*Recorded information:*
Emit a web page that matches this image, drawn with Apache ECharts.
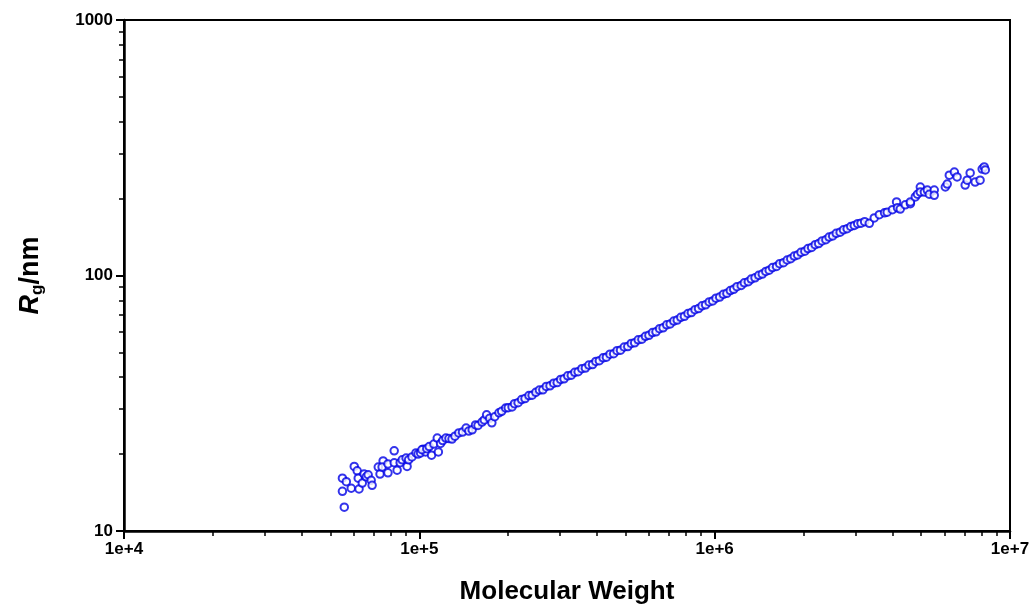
<!DOCTYPE html>
<html>
<head>
<meta charset="utf-8">
<script src="https://cdn.jsdelivr.net/npm/echarts@6/dist/echarts.min.js"></script>
<style>
html,body{margin:0;padding:0;background:#fff;}
#chart{width:1033px;height:607px;}
</style>
</head>
<body>
<div id="chart"></div>
<script>
// Molecular weight (g/mol) of each measured point
const molecularWeight = [
  55700,54900,54900,56600,58800,60200,61600,62500,62100,65000,64100,66100,67100,68700,69200,
  72600,73600,75400,74800,78300,78300,82200,82200,84100,86100,87500,90200,90900,92000,94400,
  97400,99000,101000,103000,105000,
  102000,106000,108000,110000,112000,115000,116000,118000,120000,123000,126000,129000,132000,
  136000,140000,144000,147000,151000,155000,158000,163000,166000,169000,173000,176000,180000,
  186000,190000,196000,200000,206000,
  210000,216000,222000,228000,235000,241000,248000,255000,262000,269000,277000,285000,293000,
  301000,309000,318000,327000,336000,345000,355000,365000,375000,386000,396000,407000,419000,
  430000,442000,455000,467000,480000,494000,508000,522000,536000,551000,567000,583000,599000,
  616000,633000,651000,669000,688000,707000,727000,747000,768000,790000,812000,834000,858000,
  882000,906000,932000,958000,985000,1010000,1040000,1070000,1100000,1130000,1160000,1190000,
  1230000,1260000,1300000,1330000,1370000,1410000,1450000,1490000,1530000,1570000,1620000,
  1660000,1710000,1760000,1810000,1860000,1910000,1960000,2020000,2070000,2130000,2190000,
  2250000,2310000,2380000,2440000,2510000,2580000,2660000,2730000,2810000,2890000,2970000,
  3050000,3130000,3220000,
  3340000,3470000,3610000,3760000,3840000,4000000,4130000,4160000,4250000,4420000,4600000,
  4600000,4780000,4860000,4970000,4970000,5130000,5250000,5330000,5540000,5540000,6040000,
  6130000,6230000,6480000,6620000,7050000,7160000,7330000,7620000,7920000,8050000,8180000,8250000
];
// Radius of gyration (nm) of each measured point
const radiusOfGyration = [
  12.4,14.3,16.1,15.6,14.7,17.9,17.2,14.6,16.1,16.7,15.4,16.3,16.6,15.8,15.1,
  17.8,16.7,18.8,17.8,18.3,16.9,20.6,18.5,17.3,18.5,19.0,19.3,17.9,19.0,19.5,
  20.2,20.0,20.2,20.9,20.4,
  20.8,21.0,21.4,19.8,21.9,23.1,20.4,22.0,22.6,23.1,23.0,22.9,23.5,
  24.2,24.4,25.3,24.6,24.9,26.0,25.9,26.7,27.2,28.5,27.6,26.5,28.0,
  29.0,29.4,30.3,30.4,30.6,
  31.5,31.8,32.7,33.0,33.9,34.0,34.9,35.6,35.7,36.8,37.0,37.9,38.1,
  39.2,39.4,40.5,40.7,41.8,42.0,43.2,43.4,44.6,44.8,46.1,46.4,47.6,
  47.9,49.2,49.4,50.8,51.0,52.5,52.7,54.2,54.5,56.0,56.3,57.8,58.3,
  59.8,60.2,61.9,62.4,64.1,64.6,66.3,66.9,68.6,69.2,71.0,71.6,73.5,
  74.2,76.1,76.8,78.8,79.5,81.5,82.3,84.4,85.2,87.3,88.3,90.4,
  91.4,93.6,94.6,96.8,97.9,100.2,101.3,103.7,104.9,107.4,108.5,
  111.2,112.3,115.0,116.3,119.1,120.3,123.2,124.5,127.5,128.8,132.0,
  133.3,136.6,138.0,141.4,142.9,146.3,147.8,151.0,152.5,155.5,157.0,
  159.5,160.2,162.5,
  160,168,173,176,177,181,194,184,182,189,191,
  194,203,208,222,212,212,216,208,216,206,222,
  228,247,254,243,226,236,252,232,236,261,266,259
];
const xTickValues = [1e4, 1e5, 1e6, 1e7];
const xTickLabels = ['1e+4', '1e+5', '1e+6', '1e+7'];
const yTickValues = [10, 100, 1000];
const yTickLabels = ['10', '100', '1000'];

const points = molecularWeight.map((m, i) => [m, radiusOfGyration[i]]);

function minors(lo, hi) {
  const out = [];
  for (let d = lo; d < hi; d *= 10) {
    for (let k = 2; k <= 9; k++) out.push(k * d);
  }
  return out;
}
const xMinor = minors(1e4, 1e7);
const yMinor = minors(10, 1000);

const FONT = 'Liberation Sans, Arial, sans-serif';
const labelFont = {fontFamily: FONT, fontWeight: 'bold', fontSize: 17, color: '#000'};
const black = '#000';
const blue = '#0000e6';

const chart = echarts.init(document.getElementById('chart'), null, {renderer: 'canvas'});
chart.setOption({
  backgroundColor: '#fff',
  animation: false,
  grid: {left: 124, right: 23, top: 20, bottom: 76, containLabel: false, outerBoundsMode: 'none',
    show: true, borderColor: black, borderWidth: 2, backgroundColor: 'transparent'},
  xAxis: [{
    type: 'log', logBase: 10, min: 1e4, max: 1e7, position: 'bottom',
    name: 'Molecular Weight', nameLocation: 'middle', nameGap: 48,
    nameTextStyle: {fontFamily: FONT, fontWeight: 'bold', fontSize: 26, color: black},
    axisLine: {show: true, lineStyle: {color: black, width: 2.5}},
    axisTick: {show: true, inside: false, length: 8, lineStyle: {color: black, width: 2}, customValues: xTickValues},
    axisLabel: Object.assign({margin: 10, customValues: xTickValues,
      formatter: v => xTickLabels[xTickValues.findIndex(t => Math.abs(t - v) / t < 1e-6)] || ''}, labelFont),
    splitLine: {show: false}
  }, {
    type: 'log', logBase: 10, min: 1e4, max: 1e7, position: 'bottom',
    axisLine: {show: false},
    axisTick: {show: true, length: 5, lineStyle: {color: black, width: 1.5}, customValues: xMinor},
    axisLabel: {show: false},
    splitLine: {show: false}
  }],
  yAxis: [{
    type: 'log', logBase: 10, min: 10, max: 1000, position: 'left',
    name: '{i|R}{s|g}{n|/nm}', nameLocation: 'middle', nameGap: 78, nameRotate: 90,
    nameTextStyle: {
      rich: {
        i: {fontFamily: FONT, fontStyle: 'italic', fontWeight: 'bold', fontSize: 27, color: black, lineHeight: 30, verticalAlign: 'middle'},
        s: {fontFamily: FONT, fontWeight: 'bold', fontSize: 17, color: black, lineHeight: 30, verticalAlign: 'bottom'},
        n: {fontFamily: FONT, fontWeight: 'bold', fontSize: 27, color: black, lineHeight: 30, verticalAlign: 'middle'}
      }
    },
    axisLine: {show: true, lineStyle: {color: black, width: 2.5}},
    axisTick: {show: true, length: 8, lineStyle: {color: black, width: 2}, customValues: yTickValues},
    axisLabel: Object.assign({margin: 11, customValues: yTickValues,
      formatter: v => yTickLabels[yTickValues.findIndex(t => Math.abs(t - v) / t < 1e-6)] || ''}, labelFont),
    splitLine: {show: false}
  }, {
    type: 'log', logBase: 10, min: 10, max: 1000, position: 'left',
    axisLine: {show: false},
    axisTick: {show: true, length: 5, lineStyle: {color: black, width: 1.5}, customValues: yMinor},
    axisLabel: {show: false},
    splitLine: {show: false}
  }],
  series: [{
    type: 'scatter',
    xAxisIndex: 0, yAxisIndex: 0,
    data: points,
    symbol: 'emptyCircle',
    symbolSize: 7.5,
    itemStyle: {color: blue, borderColor: blue, borderWidth: 1.5},
    emphasis: {disabled: true}
  }]
});
</script>
</body>
</html>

*What to produce:* Send back the data above word for word, with the pictures left out.

*Expected answer:*
Emit a web page that matches this image, drawn with Apache ECharts.
<!DOCTYPE html>
<html>
<head>
<meta charset="utf-8">
<script src="https://cdn.jsdelivr.net/npm/echarts@6/dist/echarts.min.js"></script>
<style>
html,body{margin:0;padding:0;background:#fff;}
#chart{width:1033px;height:607px;}
</style>
</head>
<body>
<div id="chart"></div>
<script>
// Molecular weight (g/mol) of each measured point
const molecularWeight = [
  55700,54900,54900,56600,58800,60200,61600,62500,62100,65000,64100,66100,67100,68700,69200,
  72600,73600,75400,74800,78300,78300,82200,82200,84100,86100,87500,90200,90900,92000,94400,
  97400,99000,101000,103000,105000,
  102000,106000,108000,110000,112000,115000,116000,118000,120000,123000,126000,129000,132000,
  136000,140000,144000,147000,151000,155000,158000,163000,166000,169000,173000,176000,180000,
  186000,190000,196000,200000,206000,
  210000,216000,222000,228000,235000,241000,248000,255000,262000,269000,277000,285000,293000,
  301000,309000,318000,327000,336000,345000,355000,365000,375000,386000,396000,407000,419000,
  430000,442000,455000,467000,480000,494000,508000,522000,536000,551000,567000,583000,599000,
  616000,633000,651000,669000,688000,707000,727000,747000,768000,790000,812000,834000,858000,
  882000,906000,932000,958000,985000,1010000,1040000,1070000,1100000,1130000,1160000,1190000,
  1230000,1260000,1300000,1330000,1370000,1410000,1450000,1490000,1530000,1570000,1620000,
  1660000,1710000,1760000,1810000,1860000,1910000,1960000,2020000,2070000,2130000,2190000,
  2250000,2310000,2380000,2440000,2510000,2580000,2660000,2730000,2810000,2890000,2970000,
  3050000,3130000,3220000,
  3340000,3470000,3610000,3760000,3840000,4000000,4130000,4160000,4250000,4420000,4600000,
  4600000,4780000,4860000,4970000,4970000,5130000,5250000,5330000,5540000,5540000,6040000,
  6130000,6230000,6480000,6620000,7050000,7160000,7330000,7620000,7920000,8050000,8180000,8250000
];
// Radius of gyration (nm) of each measured point
const radiusOfGyration = [
  12.4,14.3,16.1,15.6,14.7,17.9,17.2,14.6,16.1,16.7,15.4,16.3,16.6,15.8,15.1,
  17.8,16.7,18.8,17.8,18.3,16.9,20.6,18.5,17.3,18.5,19.0,19.3,17.9,19.0,19.5,
  20.2,20.0,20.2,20.9,20.4,
  20.8,21.0,21.4,19.8,21.9,23.1,20.4,22.0,22.6,23.1,23.0,22.9,23.5,
  24.2,24.4,25.3,24.6,24.9,26.0,25.9,26.7,27.2,28.5,27.6,26.5,28.0,
  29.0,29.4,30.3,30.4,30.6,
  31.5,31.8,32.7,33.0,33.9,34.0,34.9,35.6,35.7,36.8,37.0,37.9,38.1,
  39.2,39.4,40.5,40.7,41.8,42.0,43.2,43.4,44.6,44.8,46.1,46.4,47.6,
  47.9,49.2,49.4,50.8,51.0,52.5,52.7,54.2,54.5,56.0,56.3,57.8,58.3,
  59.8,60.2,61.9,62.4,64.1,64.6,66.3,66.9,68.6,69.2,71.0,71.6,73.5,
  74.2,76.1,76.8,78.8,79.5,81.5,82.3,84.4,85.2,87.3,88.3,90.4,
  91.4,93.6,94.6,96.8,97.9,100.2,101.3,103.7,104.9,107.4,108.5,
  111.2,112.3,115.0,116.3,119.1,120.3,123.2,124.5,127.5,128.8,132.0,
  133.3,136.6,138.0,141.4,142.9,146.3,147.8,151.0,152.5,155.5,157.0,
  159.5,160.2,162.5,
  160,168,173,176,177,181,194,184,182,189,191,
  194,203,208,222,212,212,216,208,216,206,222,
  228,247,254,243,226,236,252,232,236,261,266,259
];
const xTickValues = [1e4, 1e5, 1e6, 1e7];
const xTickLabels = ['1e+4', '1e+5', '1e+6', '1e+7'];
const yTickValues = [10, 100, 1000];
const yTickLabels = ['10', '100', '1000'];

const points = molecularWeight.map((m, i) => [m, radiusOfGyration[i]]);

function minors(lo, hi) {
  const out = [];
  for (let d = lo; d < hi; d *= 10) {
    for (let k = 2; k <= 9; k++) out.push(k * d);
  }
  return out;
}
const xMinor = minors(1e4, 1e7);
const yMinor = minors(10, 1000);

const FONT = 'Liberation Sans, Arial, sans-serif';
const labelFont = {fontFamily: FONT, fontWeight: 'bold', fontSize: 17, color: '#000'};
const black = '#000';
const blue = '#0000e6';

const chart = echarts.init(document.getElementById('chart'), null, {renderer: 'canvas'});
chart.setOption({
  backgroundColor: '#fff',
  animation: false,
  grid: {left: 124, right: 23, top: 20, bottom: 76, containLabel: false, outerBoundsMode: 'none',
    show: true, borderColor: black, borderWidth: 2, backgroundColor: 'transparent'},
  xAxis: [{
    type: 'log', logBase: 10, min: 1e4, max: 1e7, position: 'bottom',
    name: 'Molecular Weight', nameLocation: 'middle', nameGap: 48,
    nameTextStyle: {fontFamily: FONT, fontWeight: 'bold', fontSize: 26, color: black},
    axisLine: {show: true, lineStyle: {color: black, width: 2.5}},
    axisTick: {show: true, inside: false, length: 8, lineStyle: {color: black, width: 2}, customValues: xTickValues},
    axisLabel: Object.assign({margin: 10, customValues: xTickValues,
      formatter: v => xTickLabels[xTickValues.findIndex(t => Math.abs(t - v) / t < 1e-6)] || ''}, labelFont),
    splitLine: {show: false}
  }, {
    type: 'log', logBase: 10, min: 1e4, max: 1e7, position: 'bottom',
    axisLine: {show: false},
    axisTick: {show: true, length: 5, lineStyle: {color: black, width: 1.5}, customValues: xMinor},
    axisLabel: {show: false},
    splitLine: {show: false}
  }],
  yAxis: [{
    type: 'log', logBase: 10, min: 10, max: 1000, position: 'left',
    name: '{i|R}{s|g}{n|/nm}', nameLocation: 'middle', nameGap: 78, nameRotate: 90,
    nameTextStyle: {
      rich: {
        i: {fontFamily: FONT, fontStyle: 'italic', fontWeight: 'bold', fontSize: 27, color: black, lineHeight: 30, verticalAlign: 'middle'},
        s: {fontFamily: FONT, fontWeight: 'bold', fontSize: 17, color: black, lineHeight: 30, verticalAlign: 'bottom'},
        n: {fontFamily: FONT, fontWeight: 'bold', fontSize: 27, color: black, lineHeight: 30, verticalAlign: 'middle'}
      }
    },
    axisLine: {show: true, lineStyle: {color: black, width: 2.5}},
    axisTick: {show: true, length: 8, lineStyle: {color: black, width: 2}, customValues: yTickValues},
    axisLabel: Object.assign({margin: 11, customValues: yTickValues,
      formatter: v => yTickLabels[yTickValues.findIndex(t => Math.abs(t - v) / t < 1e-6)] || ''}, labelFont),
    splitLine: {show: false}
  }, {
    type: 'log', logBase: 10, min: 10, max: 1000, position: 'left',
    axisLine: {show: false},
    axisTick: {show: true, length: 5, lineStyle: {color: black, width: 1.5}, customValues: yMinor},
    axisLabel: {show: false},
    splitLine: {show: false}
  }],
  series: [{
    type: 'scatter',
    xAxisIndex: 0, yAxisIndex: 0,
    data: points,
    symbol: 'emptyCircle',
    symbolSize: 7.5,
    itemStyle: {color: blue, borderColor: blue, borderWidth: 1.5},
    emphasis: {disabled: true}
  }]
});
</script>
</body>
</html>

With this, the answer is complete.